Digital business transformation is akin to permanent disruption, a self-imposed regimen that recognizes transformation not as a one-and-done endeavor but as an ongoing commitment to adapt in line with changing customer needs and shifting industry landscapes.
One of the most powerful shifts in business over the past decade is value creation. While successful established businesses have always been value-centric, for most of their existence businesses have created value with some combination of their core products and services, brand, economies of scale, and efficiencies. These were the sources of competitive advantage identified by Warren Buffett as the basis for companies’ “economic moat.” The challenge now is that these traditional sources of value that determined the width of that moat are no longer sufficient to sustain the advantage.
As a parent, one of the lessons I reiterate with my son is that what you know is not as important as your desire and ability to learn. For a 10-year-old boy, the advice is pretty straight-forward and a restless curiosity makes it easy to follow. For established businesses, however, which may have had decades of success built on well-established processes and ways of working, breaking from the rigidity of “what you know” is far more challenging.
Perhaps the most foundational component of building a digital moat is creating the ability for your organization to learn, unlearn, and relearn. For established businesses, this requires a shift from a product mindset to a software mindset. Traditionally, product companies think linearly with a clear beginning and end to product development. Software development and management, on the other hand, is continuous and ever evolving, adding new functionality and changes as a reaction to customer, business, and market demands. This allows a more rapid response to the rate and scale of change in consumer expectations.
Digital Assets And Liabilities
Once you have a vision of what your differentiated future business model can look like, one of the biggest questions to answer is: what capabilities should we invest in? What are the capabilities that are the essence of what it means to be digital? These are not just the technologies you think will underpin the future; they are robust, evolving capability categories that will define you as a company in the future. They are your assets and your identity as a digital organization, your SPEED capabilities: Strategy, Product, Experience, Engineering, and Data.
Long gone are the days when a company’s primary orientation to technology and digital can be thought of from a cost perspective. As assets, they are part and parcel of how you create value for your customers and in the market. A few years back, at a series of “Idea Exchange” events that Publicis Sapient was hosting for clients and partners, I spent time with “molecular gastronomy” chef Heston Blumenthal and film director James Cameron. What struck me was that each of them, perhaps more than others in their respective fields at the time, were pushing at the envelope of what technology allowed them to create and how it changed the rules of not only what was possible but what was expected of their peers and by their “customers.”

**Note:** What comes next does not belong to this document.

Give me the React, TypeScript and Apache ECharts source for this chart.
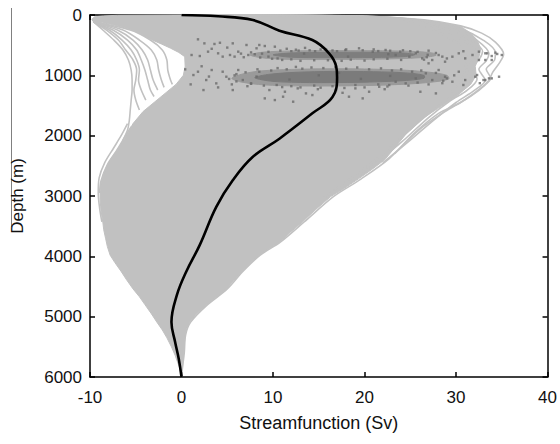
import React, { useEffect, useRef } from "react";
import * as echarts from "echarts";

// ---- axis ticks ----
const xTicks = [-10, 0, 10, 20, 30, 40];
const yTicks = [0, 1000, 2000, 3000, 4000, 5000, 6000];

// ---- ensemble envelope (Streamfunction Sv, Depth m) ----
const coreRight: number[][] = [
  [0, 0], [6, 2], [12, 5], [17, 12], [20, 20], [23.5, 45], [26, 80], [28.5, 130], [30.5, 190], [31.6, 300],
  [32.3, 415], [32.7, 560], [32.5, 700], [32.1, 850], [32.2, 1000], [31.6, 1150], [30.8, 1250], [30, 1350],
  [29, 1450], [28, 1550], [26.5, 1700], [25.5, 1840], [24.5, 1980], [23.3, 2200], [22.2, 2400], [20.8, 2560],
  [19.3, 2720], [17.8, 2870], [16.3, 3010], [14.7, 3220], [13.2, 3430], [11.9, 3600], [10.7, 3765], [9.6, 3870],
  [8.5, 3980], [7.5, 4110], [6.6, 4250], [5.7, 4400], [4.9, 4540], [3.7, 4690], [2.6, 4820], [1.6, 4960],
  [0.9, 5090], [0.55, 5200], [0.4, 5300], [0.3, 5450], [0.25, 5600], [0.1, 5850], [0, 6000],
];
const coreLeft: number[][] = [
  [0, 6000], [-0.2, 5850], [-0.7, 5640], [-1.1, 5500], [-1.6, 5350], [-2.1, 5220], [-2.7, 5090], [-3.3, 4950],
  [-4.0, 4800], [-4.6, 4670], [-5.3, 4540], [-6.0, 4390], [-6.6, 4250], [-7.3, 4100], [-7.8, 3980], [-8.1, 3840],
  [-8.3, 3700], [-8.5, 3560], [-8.6, 3430], [-8.8, 3240], [-8.9, 3050], [-8.9, 2920], [-8.8, 2800], [-8.6, 2660],
  [-8.2, 2520], [-7.7, 2380], [-7.0, 2240], [-6.6, 2140], [-6.2, 2050], [-5.3, 1800], [-4.2, 1600], [-3.0, 1450],
  [-1.8, 1300], [-0.6, 1150], [0.2, 1000], [0.4, 850], [0.35, 690], [-0.3, 620], [-1.2, 550], [-2.2, 480],
  [-3.2, 415], [-4.2, 335], [-5.2, 260], [-6.4, 205], [-7.5, 160], [-8.6, 130], [-9.64, 111], [-9.8, 70],
  [-9.5, 30], [-8.5, 15], [-7, 5], [0, 0],
];

// ---- individual ensemble members that stick out of the envelope ----
const memberR1 = [[0, 0], [12, 5], [20, 20], [26.5, 80], [30.5, 180], [32.8, 300], [34.3, 450], [35.2, 650], [34.8, 780], [34, 950], [33.6, 1080], [32.5, 1250], [30.5, 1450], [28.1, 1630], [25.5, 1950], [22.7, 2380], [19.6, 2720], [16.6, 3010], [13.4, 3430], [10.8, 3765], [8.6, 3980], [6.7, 4250], [5.0, 4540], [2.7, 4820], [1.0, 5090], [0.45, 5300], [0.3, 5600], [0.1, 5850], [0, 6000]];
const memberR2 = [[0, 0], [20, 20], [27, 100], [30.5, 230], [33, 420], [34.3, 620], [34.2, 750], [33.3, 900], [33.8, 1050], [32.8, 1200], [31, 1400], [28.8, 1600], [26, 1900], [23.3, 2300]];
const memberR3 = [[0, 0], [20, 20], [26.5, 100], [30, 230], [32.3, 420], [33.6, 640], [33.3, 760], [32.5, 900], [33.2, 1080], [32, 1250], [30, 1450], [27.5, 1750], [24.8, 2100], [22, 2450]];
const memberR4 = [[0, 0], [19, 20], [26, 110], [29.4, 250], [31.6, 420], [32.9, 600], [32.6, 720], [31.8, 880], [32.3, 1060], [31.2, 1250], [29.4, 1420], [27, 1700], [24.1, 2100], [21.3, 2450], [18.6, 2750]];
const memberR5 = [[0, 0], [19, 20], [25.5, 110], [28.8, 260], [30.9, 430], [32.2, 620], [31.8, 760], [31.2, 900], [31.6, 1080], [30.6, 1260], [28.8, 1430], [26.5, 1700], [23.5, 2100], [20.8, 2450], [18, 2760], [15.4, 3050]];
const memberR6 = [[0, 0], [18, 20], [25, 120], [28, 280], [30, 450], [31.2, 620], [31.1, 800], [30.8, 1000], [30, 1200], [28.2, 1420]];
const memberL1 = [[-9.64, 111], [-8.6, 249], [-7.4, 415], [-6.4, 580], [-5.8, 746], [-5.5, 912], [-5.4, 1078], [-5.4, 1244], [-5.5, 1410], [-5.6, 1575], [-5.7, 1741], [-5.9, 1907], [-6.4, 2073]];
const memberL2 = [[-9.64, 111], [-8.2, 249], [-6.9, 415], [-6.1, 580], [-5.3, 746], [-4.9, 912], [-5.0, 1078], [-5.2, 1244], [-5.0, 1410], [-4.6, 1575]];
const memberL3 = [[-9.64, 111], [-7.9, 249], [-6.5, 415], [-5.5, 580], [-4.9, 746], [-4.6, 912], [-4.7, 1078], [-4.4, 1244], [-3.9, 1410]];
const memberL4 = [[-9.64, 111], [-7.5, 249], [-5.9, 415], [-4.9, 580], [-4.4, 746], [-4.0, 912], [-3.7, 1078], [-3.4, 1244], [-3.0, 1350]];
const memberL5 = [[-9.64, 111], [-7.0, 249], [-5.3, 415], [-4.3, 580], [-3.7, 746], [-3.4, 912], [-3.1, 1078], [-2.6, 1244]];
const memberL6 = [[-9.64, 111], [-6.4, 249], [-4.6, 415], [-3.3, 580], [-2.7, 746], [-2.5, 912], [-2.2, 1078], [-1.9, 1200]];
const memberL7 = [[-9.64, 111], [-5.6, 249], [-3.4, 415], [-2.1, 580], [-1.6, 746], [-1.5, 912], [-1.2, 1078], [-1.0, 1150]];
const memberF1 = [[-5.9, 1800], [-6.6, 2000], [-7.4, 2200], [-8.4, 2450], [-9.0, 2700], [-9.1, 2950], [-8.95, 3200], [-8.7, 3430]];
const memberF2 = [[-5.5, 1850], [-6.3, 2050], [-7.1, 2250], [-8.1, 2480], [-8.8, 2750], [-8.95, 2950]];

// ---- dense observation clusters (outer halo, inner core) ----
const cluster1Outer = [[7.5, 660], [9, 615], [12, 597], [16, 590], [21, 592], [25, 602], [27.5, 632], [27.8, 670], [26, 708], [22, 730], [16, 738], [11, 732], [8.5, 703]];
const cluster1Inner = [[10, 660], [12, 630], [16, 619], [20.5, 618], [24, 628], [25.5, 655], [24.5, 688], [21, 704], [16, 708], [12, 700]];
const cluster2Outer = [[5.5, 1050], [6.5, 985], [8.5, 930], [12, 902], [16, 892], [20, 895], [24, 912], [27, 947], [29, 1000], [29.2, 1060], [27.5, 1110], [24, 1150], [19, 1172], [13, 1176], [9, 1158], [6.5, 1110]];
const cluster2Inner = [[8, 1040], [9.5, 985], [12.5, 950], [16.5, 935], [21, 940], [24.5, 960], [26.5, 1000], [26.5, 1050], [24, 1090], [19.5, 1115], [14, 1120], [10, 1100]];

// ---- individual observations ----
const obsPoints: number[][] = [
  [1.8, 403], [2.5, 470], [3.6, 480], [4.2, 460], [5.6, 470], [7.1, 497], [8.5, 497], [1.1, 663], [2.0, 680], [2.9, 608],
  [4.0, 635], [4.5, 690], [5.3, 663], [6.2, 608], [7.3, 663], [8.2, 552], [9.1, 514], [10.2, 525], [6.8, 700], [8.8, 640],
  [9.5, 690], [3.3, 560], [5.0, 540], [11.5, 560], [12.8, 590], [13.5, 545], [14.6, 600], [15.8, 575], [17.9, 580], [19.4, 552],
  [20.9, 608], [22.3, 580], [23.4, 663], [23.9, 608], [24.9, 691], [25.6, 635], [26.3, 719], [27.0, 591], [27.4, 746], [28.1, 663],
  [28.8, 774], [29.6, 691], [30.3, 635], [31.0, 719], [31.8, 663], [32.5, 746], [33.2, 635], [33.9, 680], [34.5, 646], [27.0, 801],
  [32.5, 608], [33.4, 635], [34.3, 624], [35.0, 663], [33.9, 746], [33.2, 746], [11, 745], [13, 760], [16, 750], [18.5, 740],
  [21, 735], [22.5, 725], [12, 600], [17, 600], [21.5, 598], [25, 600], [29, 720], [30.8, 600], [26.8, 700], [9.5, 610],
  [10.5, 720], [0.4, 901], [1.3, 995], [1.8, 940], [2.4, 1244], [2.7, 1078], [3.3, 912], [3.8, 1133], [4.5, 940], [4.9, 1023],
  [5.6, 1244], [6.2, 912], [6.7, 1078], [7.6, 1133], [8.5, 940], [9.1, 1382], [9.6, 1244], [10.2, 1410], [11.1, 1354], [12.2, 1437],
  [11.3, 1272], [12.7, 1216], [13.6, 1299], [14.3, 1327], [16.9, 1244], [18.3, 1354], [19.0, 1216], [19.8, 1382], [20.5, 1272], [21.6, 1189],
  [22.7, 1161], [23.4, 1106], [24.5, 1133], [25.6, 1050], [26.1, 1272], [26.7, 967], [27.4, 1078], [28.1, 912], [28.8, 1023], [29.6, 1106],
  [30.3, 940], [31.0, 1078], [32.1, 1023], [33.2, 1078], [33.9, 1050], [27.8, 1299], [33.6, 1050], [33.0, 1078], [32.3, 995], [34.7, 1023],
  [5.5, 1150], [7.2, 1180], [8.2, 1020], [9.8, 920], [11.5, 900], [13.2, 890], [15.5, 880], [18, 890], [20.5, 900], [23, 920],
  [25.2, 940], [10.4, 1160], [12, 1180], [14.5, 1170], [16.5, 1180], [19, 1160], [21.5, 1150], [25.8, 1120], [28.5, 1130], [1.0, 1150],
  [2.2, 850], [3.0, 1020], [4.0, 1200], [6.0, 980], [14.9, 1230], [17.6, 1290], [22.2, 1230], [29.8, 1000], [30.8, 1160], [32.6, 1130],
  [10.8, 590], [12.5, 575], [14, 585], [15.2, 570], [16.5, 588], [18, 570], [19.8, 585], [21, 570], [22.8, 592], [24.2, 585],
  [25.8, 610], [26.9, 660], [27.8, 630], [28.5, 690], [26.5, 740], [24, 745], [20, 755], [17.5, 760], [14.5, 750], [12, 735],
  [9.9, 725], [8.6, 705], [8, 650], [7.6, 620], [6.5, 640], [5.8, 690],
  [6, 1100], [5.2, 1060], [5.8, 1000], [7, 950], [8.3, 900], [10.5, 880], [12.5, 860], [14.2, 870], [16.8, 862], [19.2, 870],
  [21.8, 885], [24, 900], [26.2, 920], [27.8, 960], [29, 1050], [28.6, 1090], [27, 1150], [24.8, 1170], [22.5, 1185], [20, 1200],
  [17.8, 1210], [15.2, 1205], [13, 1200], [11, 1195], [9, 1170], [7.6, 1140],
  [13.4, 640], [18.2, 690], [22.6, 650], [15, 1000], [19.6, 1060], [11.8, 1070], [22.8, 1010], [17.2, 960],
];

// ---- ensemble mean ----
const meanProfile = [
  [0, 0], [4, 22], [7.8, 83], [10.7, 260], [14.3, 415], [16.1, 630], [16.9, 850], [17, 1030], [16.5, 1360], [14.3, 1630],
  [10.7, 2050], [7.8, 2350], [5.6, 2740], [3.8, 3180], [2.0, 3810], [0.5, 4260], [-0.5, 4640], [-1.1, 5090], [-0.7, 5420],
  [-0.3, 5700], [0, 6000],
];

const members = [memberR1, memberR2, memberR3, memberR4, memberR5, memberR6, memberL1, memberL2, memberL3, memberL4, memberL5, memberL6, memberL7, memberF1, memberF2];

const GRAY = "#c1c1c1";
const FONT = "Liberation Sans, Arial, Helvetica, sans-serif";

function polySeries(pts: number[][], color: string, z: number, smooth: number) {
  return {
    type: "custom",
    coordinateSystem: "cartesian2d",
    data: [[pts[0][0], pts[0][1]]],
    silent: true,
    z,
    renderItem: (_p: any, api: any) => ({
      type: "polygon",
      shape: { points: pts.map((p) => api.coord(p)), smooth },
      style: { fill: color, stroke: color, lineWidth: 1 },
    }),
  };
}

export default function App() {
  const ref = useRef<HTMLDivElement>(null);
  useEffect(() => {
    if (!ref.current) return;
    const chart = echarts.init(ref.current, undefined, { renderer: "svg" });
    const axisLine = { show: true, onZero: false, lineStyle: { color: "#000", width: 1.5 } };
    const axisTick = { show: true, inside: true, length: 5, lineStyle: { color: "#000", width: 1.5 } };
    const option: any = {
      animation: false,
      backgroundColor: "#fff",
      textStyle: { fontFamily: FONT },
      grid: { left: 90, right: 11, top: 15, bottom: 67, containLabel: false },
      xAxis: [
        {
          type: "value", min: xTicks[0], max: xTicks[xTicks.length - 1], interval: 10, position: "bottom",
          axisLine, axisTick, splitLine: { show: false },
          axisLabel: { color: "#111", fontSize: 17, margin: 12, fontFamily: FONT, formatter: (v: number) => String(v) },
          name: "Streamfunction (Sv)", nameLocation: "middle", nameGap: 37,
          nameTextStyle: { color: "#111", fontSize: 18, fontFamily: FONT },
        },
        {
          type: "value", min: xTicks[0], max: xTicks[xTicks.length - 1], interval: 10, position: "top",
          axisLine, axisTick, splitLine: { show: false }, axisLabel: { show: false },
        },
      ],
      yAxis: [
        {
          type: "value", inverse: true, min: yTicks[0], max: yTicks[yTicks.length - 1], interval: 1000, position: "left",
          axisLine, axisTick, splitLine: { show: false },
          axisLabel: { color: "#111", fontSize: 17, margin: 8, fontFamily: FONT, formatter: (v: number) => String(v) },
          name: "Depth (m)", nameLocation: "middle", nameGap: 64, nameRotate: 90,
          nameTextStyle: { color: "#111", fontSize: 17, fontFamily: FONT },
        },
        {
          type: "value", inverse: true, min: yTicks[0], max: yTicks[yTicks.length - 1], interval: 1000, position: "right",
          axisLine, axisTick, splitLine: { show: false }, axisLabel: { show: false },
        },
      ],
      graphic: [
        { type: "line", shape: { x1: 11.5, y1: 8, x2: 11.5, y2: 227 }, style: { stroke: "#808080", lineWidth: 1 }, silent: true },
      ],
      series: [
        polySeries([...coreRight, ...coreLeft], GRAY, 1, 0),
        ...members.map((m) => ({
          type: "line", data: m, showSymbol: false, smooth: 0.3, silent: true, z: 2,
          lineStyle: { color: GRAY, width: 1.6 },
        })),
        polySeries(cluster1Outer, "#9c9c9c", 3, 0.3),
        polySeries(cluster2Outer, "#9a9a9a", 3, 0.3),
        polySeries(cluster1Inner, "#7e7e7e", 3, 0.3),
        polySeries(cluster2Inner, "#7b7b7b", 3, 0.3),
        {
          type: "scatter", data: obsPoints, symbol: "rect", symbolSize: 2.4, silent: true, z: 4,
          itemStyle: { color: "#6a6a6a" },
        },
        {
          type: "line", data: meanProfile, showSymbol: false, smooth: 0.4, silent: true, z: 5,
          lineStyle: { color: "#000", width: 2.6 },
        },
      ],
    };
    chart.setOption(option);
    return () => chart.dispose();
  }, []);
  return (
    <div
      ref={ref}
      style={{ position: "fixed", left: 0, top: 0, width: 560, height: 444, background: "#fff" }}
    />
  );
}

Heston Blumenthal was not classically trained and sometimes found himself belittled by critics for not being a “proper chef” and for being over-reliant on technology. “But fire is technology, an oven is technology,” he said. “People thought it was strange that I was using a centrifuge in my kitchen. They all use a blender today, but once upon a time that would have seemed like cutting edge technology.” Today, Blumenthal has expanded his relationship with technology from how it can be applied to the making of food to the role that innovations like virtual reality and robotics can play in the experience of food.
James Cameron explained how in order to make the movies The Abyss and later Avatar – for which he had already had the creative vision – he had to wait for the necessary technology to be invented, and, in specific circumstances, to invent it himself. In the case of Avatar, this included not just advancements in filmmaking and graphics that you may naturally associate with the movie. Cameron partnered with Microsoft to create Gaia, a cloud-based platform that processed and gave the movie’s distributed team access to the massive amounts of data being generated for the film. Gaia became so critical to the movie, producer Jon Landau said, “Without Gaia, we would not have been able to do the production. Gaia was the backbone that everything else ran on top of.”
If there’s a lesson here, it’s to have a vision of the value you want to create in the world and then use not just technology, but the breadth of your digital capabilities to realize that value. In this way, digital becomes more than an enabler, it becomes an asset. And, like the creation of Avatar, that asset may go beyond your walls to the ecosystem of partners that will expand what’s possible for your business.
Digital Business Transformation: Why It’s More Than Just Technology
What’s particularly challenging for established businesses is that acquiring technological capabilities alone will not be sufficient to create the kind of moats you see surrounding the most successful digital companies. The competitive advantage of digital companies comes from their integrated set of capabilities, what they are able to create with those capabilities, and the cultural principles that underpin the systems that create their outputs. Digitally native companies consistently challenge established brands in platform business models, network effects, convenience, agility, and customer experience. These are the outcomes of their “digital moat” – the competitive advantage created through their digital capability.